Bize iyi davranmıyorlar!
Bizi eziyorlar! Bizi sevmiyorlar!
Bizi değerli bulmuyorlar!
Bizi anlamıyorlar!
En fenası da evdeki bütün işleri bizim üzerimize yıkıyorlar! Ne yapsak ne etsek de değiştirsek onları?
Peki bu erkekler nereden geldiler bizim hayatımıza? Nerede ve kimler tarafından yetiştirildiler? Kim öğretti onlara bize kötü davranmayı?

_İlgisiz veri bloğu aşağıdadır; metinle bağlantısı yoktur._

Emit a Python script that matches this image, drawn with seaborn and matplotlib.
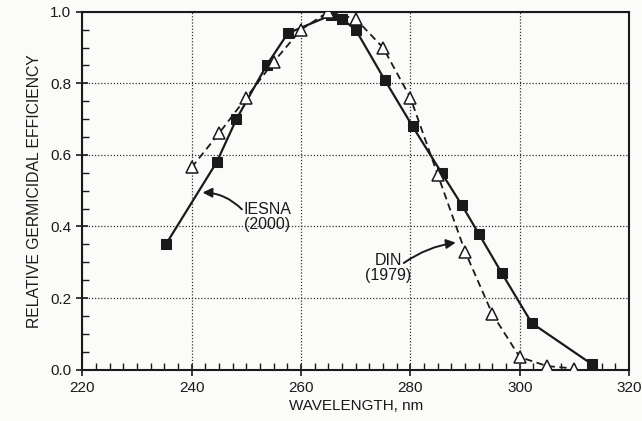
import numpy as np
import pandas as pd
import matplotlib
matplotlib.use("Agg")
import matplotlib.pyplot as plt
import seaborn as sns
from matplotlib.ticker import MultipleLocator

# IESNA (2000) - filled squares, solid line
iesna_nm = [235.3, 244.6, 248.2, 253.7, 257.6, 265.4, 267.5, 270.0, 275.3,
            280.4, 285.7, 289.4, 292.5, 296.7, 302.2, 313.2]
iesna_eff = [0.35, 0.58, 0.70, 0.85, 0.94, 0.99, 0.98, 0.95, 0.81,
             0.68, 0.55, 0.46, 0.38, 0.27, 0.13, 0.015]

# DIN (1979) - open triangles, dashed line
din_nm = [240, 245, 250, 255, 260, 265, 270, 275, 280, 285, 290, 295, 300, 305, 310]
din_eff = [0.565, 0.66, 0.76, 0.86, 0.95, 1.00, 0.98, 0.90, 0.76,
           0.545, 0.33, 0.155, 0.035, 0.01, 0.003]

INK = "#1a1a1a"


def main():
    sns.set_style("ticks")
    plt.rcParams["font.family"] = ["Liberation Sans", "DejaVu Sans"]

    fig = plt.figure(figsize=(6.42, 4.21), dpi=100)
    fig.patch.set_facecolor("#fbfbf9")
    ax = fig.add_axes([0.128, 0.122, 0.852, 0.85])
    ax.set_facecolor("#fbfbf9")

    df_i = pd.DataFrame({"nm": iesna_nm, "eff": iesna_eff})
    df_d = pd.DataFrame({"nm": din_nm, "eff": din_eff})

    sns.lineplot(data=df_i, x="nm", y="eff", ax=ax, color=INK, lw=1.6,
                 marker="s", markersize=7.5, markerfacecolor=INK,
                 markeredgecolor=INK, sort=False, zorder=3)
    sns.lineplot(data=df_d, x="nm", y="eff", ax=ax, color=INK, lw=1.3,
                 linestyle=(0, (4, 2.5)), marker="^", markersize=9,
                 markerfacecolor="white", markeredgecolor=INK,
                 markeredgewidth=1.1, sort=False, zorder=4)

    ax.set_xlim(220, 320)
    ax.set_ylim(0, 1.0)
    ax.xaxis.set_major_locator(MultipleLocator(20))
    ax.xaxis.set_minor_locator(MultipleLocator(2.5))
    ax.yaxis.set_major_locator(MultipleLocator(0.2))
    ax.yaxis.set_minor_locator(MultipleLocator(0.05))
    ax.set_xticklabels([f"{int(v)}" for v in ax.get_xticks()])
    ax.set_yticklabels([f"{v:.1f}" for v in ax.get_yticks()])

    ax.tick_params(which="major", direction="inout", length=8, width=1.2,
                   labelsize=11, colors=INK, pad=4)
    ax.tick_params(which="minor", direction="in", length=5, width=1.0,
                   colors=INK)
    ax.grid(True, which="major", linestyle=(0, (1, 1.5)), color="#333333", lw=0.9)

    for s in ax.spines.values():
        s.set_linewidth(1.5)
        s.set_color(INK)

    ax.set_xlabel("WAVELENGTH, nm", fontsize=11, color=INK, labelpad=3)
    ax.set_ylabel("RELATIVE GERMICIDAL EFFICIENCY", fontsize=11.3,
                  color=INK, labelpad=6)

    # curve labels
    ax.text(253.8, 0.426, "IESNA\n(2000)", fontsize=11.5, ha="center",
            va="center", multialignment="center", color=INK, linespacing=1.0)
    ax.text(275.9, 0.285, "DIN\n(1979)", fontsize=11.5, ha="center",
            va="center", multialignment="center", color=INK, linespacing=1.0)

    arrow = dict(arrowstyle="-|>", color=INK, lw=1.4, mutation_scale=14,
                 shrinkA=0, shrinkB=0)
    ax.annotate("", xy=(242.0, 0.495), xytext=(249.2, 0.448),
                arrowprops=dict(arrow, connectionstyle="arc3,rad=0.2"))
    ax.annotate("", xy=(288.3, 0.355), xytext=(278.8, 0.298),
                arrowprops=dict(arrow, connectionstyle="arc3,rad=-0.12"))

    plt.savefig("out.png", dpi=100, facecolor=fig.get_facecolor())
    plt.close()


if __name__ == "__main__":
    main()
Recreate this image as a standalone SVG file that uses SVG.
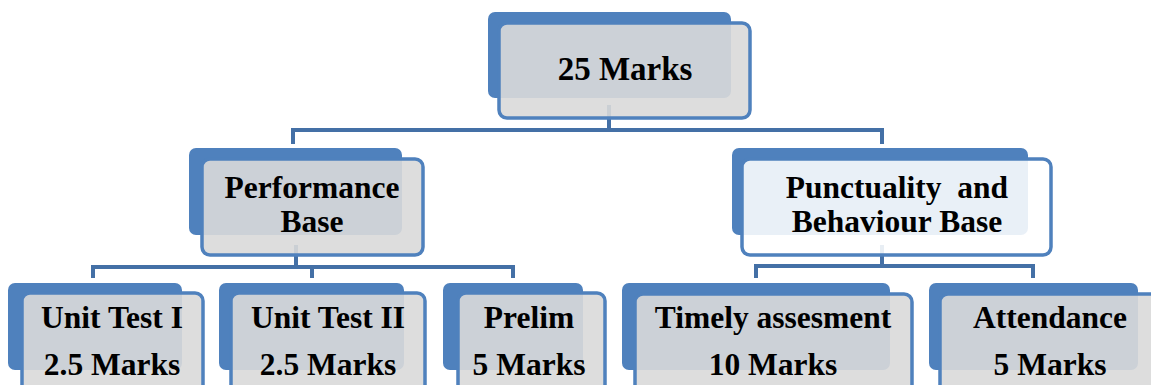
<svg xmlns="http://www.w3.org/2000/svg" width="1151" height="385" viewBox="0 0 1151 385">
<style>
.back{fill:#4f81bd;}
.front{fill:#d9d9d9;fill-opacity:0.9;stroke:#4f81bd;stroke-width:3.5;}
.front-w{fill:#ffffff;fill-opacity:0.88;stroke:#4f81bd;stroke-width:3.5;}
.lbl{font-family:"Liberation Serif","Times New Roman",serif;font-weight:bold;font-size:31.5px;fill:#000;text-anchor:middle;white-space:pre;}
.conn{fill:none;stroke:#4470a6;stroke-width:4;}
</style>
<rect width="1151" height="385" fill="#ffffff"/>
<g id="connectors">
<path class="conn" d="M609,105 V130 M293,144 V130 H882 V144"/>
<path class="conn" d="M296,245 V267 M93,278 V267 H513 V278 M312,267 V278"/>
<path class="conn" d="M882,245 V266 M756,278 V266 H1033 V278"/>
</g>
<g id="n-top">
<rect class="back" x="488" y="12" width="243" height="86" rx="7"/>
<rect class="front" x="499" y="23" width="251" height="95" rx="8"/>
<text class="lbl" x="625" y="80" style="font-size:33px">25 Marks</text>
</g>
<g id="n-performance">
<rect class="back" x="189" y="148" width="213" height="87" rx="7"/>
<rect class="front" x="202" y="159" width="221" height="96" rx="8"/>
<text class="lbl" x="312" y="198">Performance</text>
<text class="lbl" x="312" y="232">Base</text>
</g>
<g id="n-punctuality">
<rect class="back" x="732" y="148" width="296" height="87" rx="7"/>
<rect class="front-w" x="742" y="159" width="309" height="96" rx="8"/>
<text class="lbl" x="897" y="198">Punctuality  and</text>
<text class="lbl" x="897" y="232">Behaviour Base</text>
</g>
<g id="n-unit1">
<rect class="back" x="8" y="283" width="174" height="87" rx="7"/>
<rect class="front" x="22" y="293" width="181" height="110" rx="8"/>
<text class="lbl" x="112" y="328">Unit Test I</text>
<text class="lbl" x="112" y="375">2.5 Marks</text>
</g>
<g id="n-unit2">
<rect class="back" x="219" y="283" width="185" height="87" rx="7"/>
<rect class="front" x="231" y="293" width="194" height="110" rx="8"/>
<text class="lbl" x="328" y="328">Unit Test II</text>
<text class="lbl" x="328" y="375">2.5 Marks</text>
</g>
<g id="n-prelim">
<rect class="back" x="443" y="283" width="140" height="87" rx="7"/>
<rect class="front" x="458" y="293" width="147" height="110" rx="8"/>
<text class="lbl" x="529" y="328">Prelim</text>
<text class="lbl" x="529" y="375">5 Marks</text>
</g>
<g id="n-timely">
<rect class="back" x="622" y="283" width="268" height="87" rx="7"/>
<rect class="front" x="635" y="294" width="277" height="110" rx="8"/>
<text class="lbl" x="773" y="328">Timely assesment</text>
<text class="lbl" x="773" y="375">10 Marks</text>
</g>
<g id="n-attendance">
<rect class="back" x="929" y="283" width="209" height="87" rx="7"/>
<rect class="front" x="940" y="294" width="222" height="110" rx="8"/>
<text class="lbl" x="1050" y="328">Attendance</text>
<text class="lbl" x="1050" y="375">5 Marks</text>
</g>
</svg>
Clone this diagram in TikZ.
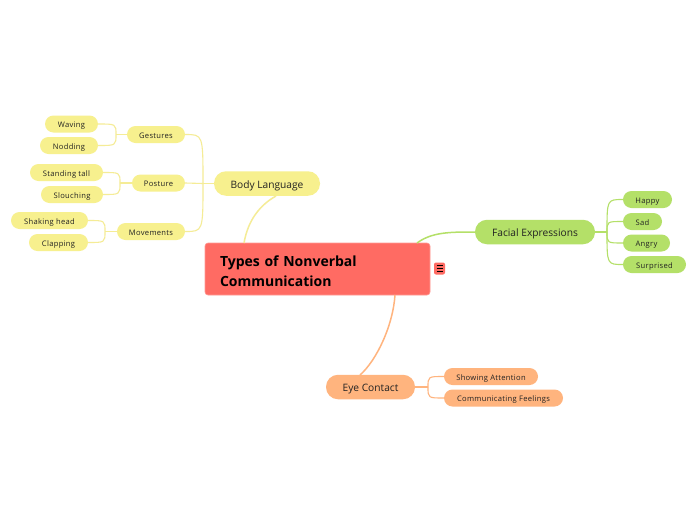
\documentclass[tikz,border=0pt]{standalone}
\usepackage{fontspec}
\setmainfont{Open Sans}
\newfontfamily\leaffont[LetterSpace=4]{Open Sans}
\definecolor{rootred}{HTML}{FF6B63}
\definecolor{rootedge}{HTML}{FF9A94}
\definecolor{yel}{HTML}{F7F08E}
\definecolor{yelline}{HTML}{F5EC96}
\definecolor{grn}{HTML}{B4E068}
\definecolor{org}{HTML}{FFB47E}
\definecolor{txt}{HTML}{222222}
\tikzset{
  rootbox/.style={fill=rootred, draw=rootedge, line width=0.6pt, rounded corners=3pt,
    minimum height=52pt, text width=195pt, inner xsep=15pt, inner ysep=0pt, align=left,
    font=\fontsize{14}{20}\selectfont\bfseries, text=black},
  mainbox/.style={rounded corners=12pt, minimum height=24.5pt, inner sep=0pt,
    text height=10pt, text depth=1pt,
    font=\fontsize{10.2}{12}\selectfont, text=txt},
  leafbox/.style={rounded corners=8.5pt, minimum height=17pt, inner sep=0pt,
    text height=7.5pt, text depth=0.5pt,
    font=\leaffont\fontsize{7.6}{9}\selectfont, text=txt},
  yline/.style={draw=yelline, line width=1.1pt},
  gline/.style={draw=grn, line width=1.1pt},
  oline/.style={draw=org, line width=1.1pt},
}
\begin{document}
\begin{tikzpicture}[x=1pt,y=-1pt]
\useasboundingbox (0,0) rectangle (697,520);
\fill[white] (0,0) rectangle (697,520);

% root
\node[rootbox] (root) at (317.5,269) {\rule{0pt}{15pt}Types of Nonverbal\\Communication};
\node[fill=rootred, rounded corners=2pt, minimum width=11pt, minimum height=12pt, inner sep=0pt] (menu) at (439.5,268.5) {};
\draw[black, line width=0.8pt] ([xshift=-3pt,yshift=-3pt]menu.center) -- ([xshift=3pt,yshift=-3pt]menu.center)
  ([xshift=-3pt]menu.center) -- ([xshift=3pt]menu.center)
  ([xshift=-3pt,yshift=3pt]menu.center) -- ([xshift=3pt,yshift=3pt]menu.center);

% main branches
\node[mainbox, fill=yel, minimum width=106pt] (bl) at (267,183.5) {Body Language};
\node[mainbox, fill=grn, minimum width=120pt] (fe) at (535,232) {Facial Expressions};
\node[mainbox, fill=org, minimum width=89pt] (ec) at (370.5,387) {Eye Contact};

% body language children
\node[leafbox, fill=yel, minimum width=58pt] (ge) at (156,134.5) {Gestures};
\node[leafbox, fill=yel, minimum width=53pt] (po) at (158.5,183) {Posture};
\node[leafbox, fill=yel, minimum width=68pt] (mo) at (151,231.5) {Movements};
\node[leafbox, fill=yel, minimum width=53pt] (wa) at (71.5,124) {Waving};
\node[leafbox, fill=yel, minimum width=58pt] (no) at (69,145.5) {Nodding};
\node[leafbox, fill=yel, minimum width=73pt] (st) at (66.5,172.5) {Standing tall};
\node[leafbox, fill=yel, minimum width=62pt] (sl) at (72,194.5) {Slouching};
\node[leafbox, fill=yel, minimum width=77pt] (sh) at (49.5,220.5) {Shaking head};
\node[leafbox, fill=yel, minimum width=59pt] (cl) at (58.5,242.5) {Clapping};

% facial children
\node[leafbox, fill=grn, minimum width=49pt] (ha) at (647.5,199.5) {Happy};
\node[leafbox, fill=grn, minimum width=39pt] (sa) at (642.5,221.5) {Sad};
\node[leafbox, fill=grn, minimum width=47pt] (an) at (646.5,243) {Angry};
\node[leafbox, fill=grn, minimum width=63pt] (su) at (654.5,264.5) {Surprised};

% eye contact children
\node[leafbox, fill=org, minimum width=94pt] (sa2) at (491,376.5) {Showing Attention};
\node[leafbox, fill=org, minimum width=119pt] (cf) at (503.5,398) {Communicating Feelings};

% junction coordinates
\coordinate (jbl) at (203,183.5);
\coordinate (jge) at (116,134.5);
\coordinate (jpo) at (120,183);
\coordinate (jmo) at (105,231.5);
\coordinate (jfe) at (607,232);
\coordinate (jec) at (428,387);
\coordinate (rbl) at (244,243);
\coordinate (rfe) at (417,243);
\coordinate (rec) at (395,295);
\coordinate (blb) at (276,196);
\coordinate (ect) at (360,375);

% root connectors
\draw[yline, line width=1.5pt] (rbl) .. controls (248,220) and (260,205) .. (blb);
\draw[gline, line width=1.5pt] (rfe) .. controls (432,232) and (450,232) .. (fe.west);
\draw[oline, line width=1.5pt] (rec) .. controls (393,325) and (377,360) .. (ect);

% body language connectors
\draw[yline] (bl.west) -- (jbl);
\draw[yline] (jbl) .. controls (jbl |- ge.east) .. (ge.east);
\draw[yline] (jbl) -- (po.east);
\draw[yline] (jbl) .. controls (jbl |- mo.east) .. (mo.east);
\draw[yline] (ge.west) -- (jge);
\draw[yline] (jge) .. controls (jge |- wa.east) .. (wa.east);
\draw[yline] (jge) .. controls (jge |- no.east) .. (no.east);
\draw[yline] (po.west) -- (jpo);
\draw[yline] (jpo) .. controls (jpo |- st.east) .. (st.east);
\draw[yline] (jpo) .. controls (jpo |- sl.east) .. (sl.east);
\draw[yline] (mo.west) -- (jmo);
\draw[yline] (jmo) .. controls (jmo |- sh.east) .. (sh.east);
\draw[yline] (jmo) .. controls (jmo |- cl.east) .. (cl.east);

% facial connectors
\draw[gline] (fe.east) -- (jfe);
\draw[gline] (jfe) .. controls (jfe |- ha.west) .. (ha.west);
\draw[gline] (jfe) .. controls (jfe |- sa.west) .. (sa.west);
\draw[gline] (jfe) .. controls (jfe |- an.west) .. (an.west);
\draw[gline] (jfe) .. controls (jfe |- su.west) .. (su.west);

% eye contact connectors
\draw[oline] (ec.east) -- (jec);
\draw[oline] (jec) .. controls (jec |- sa2.west) .. (sa2.west);
\draw[oline] (jec) .. controls (jec |- cf.west) .. (cf.west);
\end{tikzpicture}
\end{document}
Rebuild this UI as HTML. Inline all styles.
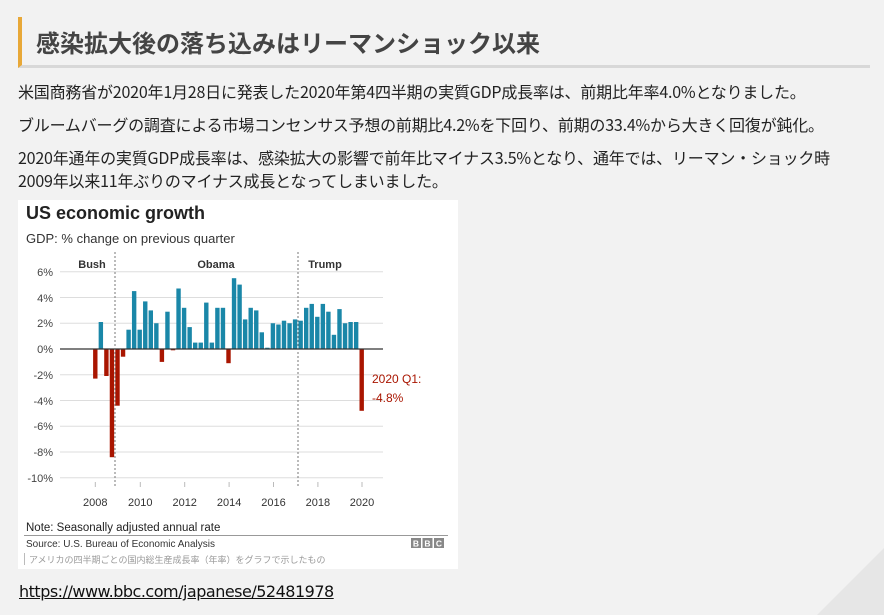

Toplumun suçu, deyip durduk her zaman, ama birşeyi göz ardı ettik hep. Bu toplumda kadınlar hiç mi yoktular? Toplumsal yasaları erkekler yaptı anladık da, o yasaları yapan erkekleri kim yasa yapacakları günlere getirdi?
Küçük bir erkeği yetiştiren kadın, o erkeği hayata hazırlarken kendinin ve kendi cinsinden olan herkesin kaderini etkileme şansına sahip olduğunun farkında olsaydı ne olurdu acaba?
Haydi! Hiç zaman yitirmeden kendi yazdığımız bu kaderi değiştirmek için birşeyler yapalım!
Örneğin; oğullarımızı olumsuz erkek önyargılarından uzak birşekilde yetiştirmeye başlayalım. Kızlarla eşit olduklarını öğretelim onlara. Kızlarımızdan beklediğimiz sorumlulukları esirgemeyelim oğullarımızdan ya da mesela bir iş isteyelim oğlumuzdan. Çoğunlukla bizden ya da kız çocuklarımızdan beklenen bir iş.
Bugünkü bulaşıkları da oğlumuz yıkasın sözgelişi!
NEDEN OLMASIN!
Çizgiler noktalardan oluşmuyor muydu?